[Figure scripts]
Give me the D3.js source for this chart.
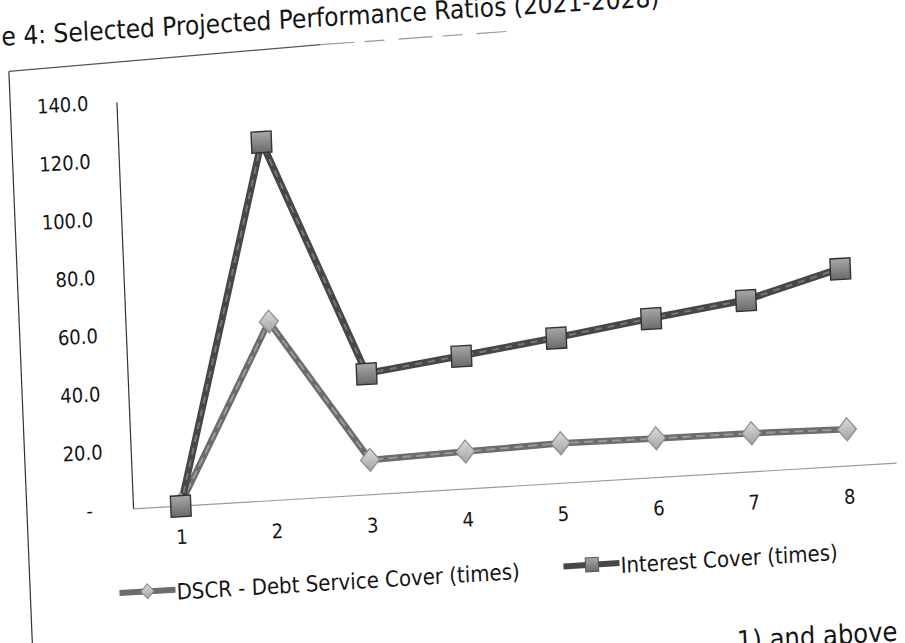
<!DOCTYPE html>
<html lang="en">
<head>
<meta charset="utf-8">
<title>Selected Projected Performance Ratios (2021-2028)</title>
<script src="https://d3js.org/d3.v7.min.js"></script>
<style>
  body { margin: 0; background: #fff; }
  text { font-family: "DejaVu Sans Condensed", "DejaVu Sans", sans-serif; fill: #151515; }
</style>
</head>
<body>
<div id="chart"></div>
<script>
// data
const categories = ["1", "2", "3", "4", "5", "6", "7", "8"];
const dscrValues = [0.5, 61.4, 11.8, 12.7, 13.6, 13.3, 13.1, 12.5];
const interestValues = [0, 123.4, 41.6, 45.7, 50.0, 54.7, 59.0, 67.9];
const yTickValues = [0, 20, 40, 60, 80, 100, 120, 140];
const seriesNames = ["DSCR - Debt Service Cover (times)", "Interest Cover (times)"];
const titleText = "e 4: Selected Projected Performance Ratios (2021-2028)";
const noteText = "1) and above";

let width = 905, height = 643;
let plotW = 763, plotH = 405;

let svg = d3.select("#chart").append("svg")
  .attr("width", width)
  .attr("height", height);

let defs = svg.append("defs");
let sqGrad = defs.append("linearGradient").attr("id", "sqGrad")
  .attr("x1", 0).attr("y1", 0).attr("x2", 0).attr("y2", 1);
sqGrad.append("stop").attr("offset", "0%").attr("stop-color", "#a8a8a8");
sqGrad.append("stop").attr("offset", "100%").attr("stop-color", "#6a6a6a");
let dmGrad = defs.append("linearGradient").attr("id", "dmGrad")
  .attr("x1", 0).attr("y1", 0).attr("x2", 0).attr("y2", 1);
dmGrad.append("stop").attr("offset", "0%").attr("stop-color", "#dcdcdc");
dmGrad.append("stop").attr("offset", "100%").attr("stop-color", "#a2a2a2");

// the page was photographed at a tilt, so the whole chart sits in a skewed frame
let g = svg.append("g").attr("transform", "matrix(1,-0.06,0.041,1,133,507)");

let x = d3.scaleBand().domain(categories).range([0, plotW]);
let y = d3.scaleLinear().domain([0, 140]).range([1.5, -plotH]);
let cx = (d, i) => x(categories[i]) + x.bandwidth() / 2;

// chart border (left edge dark, top edge faint)
g.append("line")
  .attr("x1", -106).attr("y1", -442).attr("x2", -106).attr("y2", 200)
  .attr("stroke", "#333").attr("stroke-width", 1.2);
g.append("line")
  .attr("x1", -106).attr("y1", -442).attr("x2", 206).attr("y2", -450)
  .attr("stroke", "#555").attr("stroke-width", 1.2);
g.append("line")
  .attr("x1", 206).attr("y1", -450).attr("x2", 392).attr("y2", -452)
  .attr("stroke", "#999").attr("stroke-width", 1.2)
  .attr("stroke-dasharray", "34,10,20,14");

// title
g.append("text")
  .attr("x", -112).attr("y", -468)
  .attr("font-size", 26)
  .text(titleText);

// y axis
let yAxis = g.append("g")
  .call(d3.axisLeft(y)
    .tickValues(yTickValues)
    .tickSize(0)
    .tickPadding(28)
    .tickFormat(d => d === 0 ? "-" : d3.format(".1f")(d)));
yAxis.attr("font-size", 20).attr("font-family", null);
yAxis.select(".domain").attr("stroke", "#333").attr("stroke-width", 1.2);
yAxis.selectAll(".tick text").filter(d => d === 0).attr("x", -40);

// x axis
let xAxis = g.append("g")
  .attr("transform", `translate(0,${y(0)})`)
  .call(d3.axisBottom(x).tickSize(0).tickPadding(24));
xAxis.attr("font-size", 20).attr("font-family", null);
xAxis.select(".domain").attr("stroke", "#9a9a9a").attr("stroke-width", 1.2);

// series lines
let line = d3.line().x(cx).y(d => y(d));

g.append("path").datum(dscrValues)
  .attr("fill", "none").attr("stroke", "#6c6c6c").attr("stroke-width", 6.5)
  .attr("stroke-linejoin", "round").attr("d", line);
g.append("path").datum(dscrValues)
  .attr("fill", "none").attr("stroke", "#9a9a9a").attr("stroke-width", 2)
  .attr("stroke-dasharray", "9,5").attr("d", line);

g.append("path").datum(interestValues)
  .attr("fill", "none").attr("stroke", "#474747").attr("stroke-width", 7)
  .attr("stroke-linejoin", "round").attr("d", line);
g.append("path").datum(interestValues)
  .attr("fill", "none").attr("stroke", "#777").attr("stroke-width", 2)
  .attr("stroke-dasharray", "7,6").attr("d", line);

// markers
let diamond = (w, h) => `M0,${-h / 2}L${w / 2},0L0,${h / 2}L${-w / 2},0Z`;

g.selectAll(".dscr-pt").data(dscrValues).enter()
  .append("path")
  .attr("class", "dscr-pt")
  .attr("transform", (d, i) => `translate(${cx(d, i)},${y(d)})`)
  .attr("d", diamond(19, 23))
  .attr("fill", "url(#dmGrad)")
  .attr("stroke", "#8a8a8a").attr("stroke-width", 1.2);

g.selectAll(".int-pt").data(interestValues).enter()
  .append("rect")
  .attr("class", "int-pt")
  .attr("x", (d, i) => cx(d, i) - 10)
  .attr("y", d => y(d) - 10)
  .attr("width", 20).attr("height", 21)
  .attr("fill", "url(#sqGrad)")
  .attr("stroke", "#333").attr("stroke-width", 1.4);

// legend
let legend = g.append("g").attr("font-size", 22);
let legendX = [-17, 427];
let legendColors = ["#6c6c6c", "#474747"];
seriesNames.forEach((name, i) => {
  let lx = legendX[i];
  legend.append("line")
    .attr("x1", lx).attr("y1", 85).attr("x2", lx + 56).attr("y2", 85)
    .attr("stroke", legendColors[i]).attr("stroke-width", 6);
  if (i === 0) {
    legend.append("path")
      .attr("transform", `translate(${lx + 28},85)`)
      .attr("d", diamond(13, 15))
      .attr("fill", "url(#dmGrad)").attr("stroke", "#8a8a8a");
  } else {
    legend.append("rect")
      .attr("x", lx + 22).attr("y", 78).attr("width", 13).attr("height", 14)
      .attr("fill", "url(#sqGrad)").attr("stroke", "#555");
  }
  legend.append("text")
    .attr("x", lx + 57).attr("y", 95)
    .text(name);
});

// body text below the chart, cut by the page edge
g.append("text")
  .attr("x", 597).attr("y", 179)
  .attr("font-size", 27)
  .text(noteText);
</script>
</body>
</html>
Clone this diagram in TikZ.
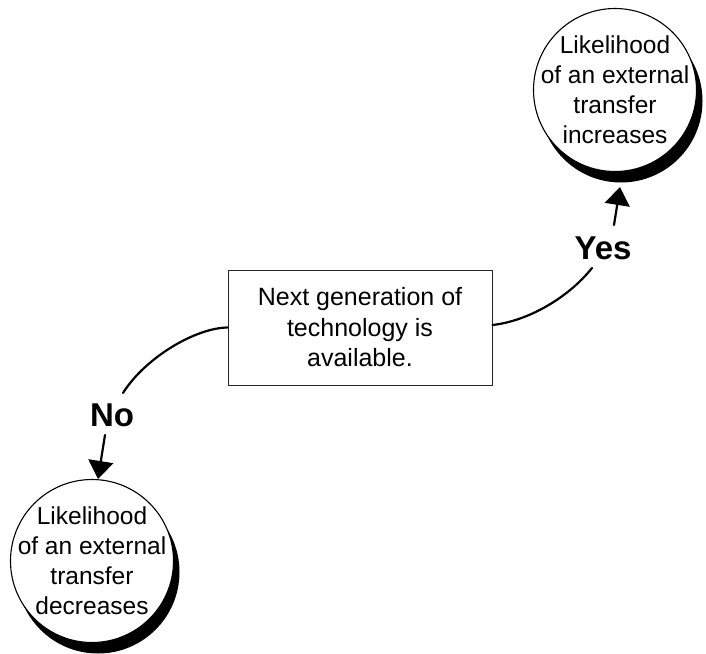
\documentclass[tikz,border=0pt]{standalone}
\usepackage{fontspec}
\setmainfont{Liberation Sans}
\usetikzlibrary{arrows.meta,shadows}
\begin{document}
\begin{tikzpicture}[x=1pt,y=-1pt,
  outcome/.style={circle, draw=black, line width=1.1pt, fill=white,
    minimum size=163pt, inner sep=0pt,
    drop shadow={shadow xshift=6pt, shadow yshift=-11pt, fill=black, opacity=1}},
  outcometext/.style={inner sep=0pt, align=center,
    font=\fontsize{24.5}{30}\selectfont},
  question/.style={rectangle, draw=black!85, line width=1pt, fill=white,
    minimum width=264pt, minimum height=115pt, inner sep=0pt, align=center,
    font=\fontsize{25}{30.5}\selectfont},
  answer/.style={inner sep=0pt, font=\fontsize{33}{36}\selectfont\bfseries},
  link/.style={line width=2.2pt, line cap=round},
  pointer/.style={link, -{Triangle[width=25pt,length=18pt]}}]
\useasboundingbox (0,0) rectangle (706,653);

\node[question] (q) at (360,327.5) {Next generation of\\technology is\\available.};
\node[outcome, label={[outcometext]center:Likelihood\\of an external\\transfer\\increases}] (up) at (615,90) {};
\node[outcome, label={[outcometext]center:Likelihood\\of an external\\transfer\\decreases}] (down) at (92,561) {};
\node[answer] (yes) at (603,248) {Yes};
\node[answer] (no) at (112,415) {No};

% branch towards the "Yes" outcome
\draw[link] ([yshift=2.5pt]q.east) .. controls (528,321) and (568,298) .. ([shift={(-11,20)}]yes.center);
\draw[pointer] ([shift={(11,-23)}]yes.center) -- ([shift={(5,15)}]up.south);

% branch towards the "No" outcome
\draw[link] (q.west) .. controls (195,328) and (145,358) .. ([shift={(11,-22)}]no.center);
\draw[pointer] ([shift={(-7,20)}]no.center) -- ([shift={(6,0)}]down.north);
\end{tikzpicture}
\end{document}
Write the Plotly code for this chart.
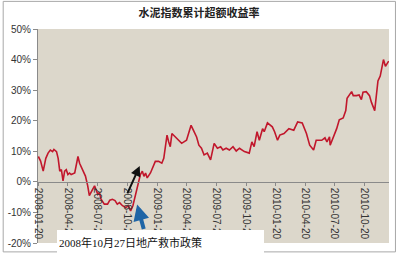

What is needed:
Keep the pictures out, and extract only the lines that begin at the one containing "Clone this diagram in TikZ." and end at the one containing "(0,0) rectangle (706,653);", inclusive.

Expected answer:
Clone this diagram in TikZ.
\documentclass[tikz,border=0pt]{standalone}
\usepackage{fontspec}
\setmainfont{Liberation Sans}
\usetikzlibrary{arrows.meta,shadows}
\begin{document}
\begin{tikzpicture}[x=1pt,y=-1pt,
  outcome/.style={circle, draw=black, line width=1.1pt, fill=white,
    minimum size=163pt, inner sep=0pt,
    drop shadow={shadow xshift=6pt, shadow yshift=-11pt, fill=black, opacity=1}},
  outcometext/.style={inner sep=0pt, align=center,
    font=\fontsize{24.5}{30}\selectfont},
  question/.style={rectangle, draw=black!85, line width=1pt, fill=white,
    minimum width=264pt, minimum height=115pt, inner sep=0pt, align=center,
    font=\fontsize{25}{30.5}\selectfont},
  answer/.style={inner sep=0pt, font=\fontsize{33}{36}\selectfont\bfseries},
  link/.style={line width=2.2pt, line cap=round},
  pointer/.style={link, -{Triangle[width=25pt,length=18pt]}}]
\useasboundingbox (0,0) rectangle (706,653);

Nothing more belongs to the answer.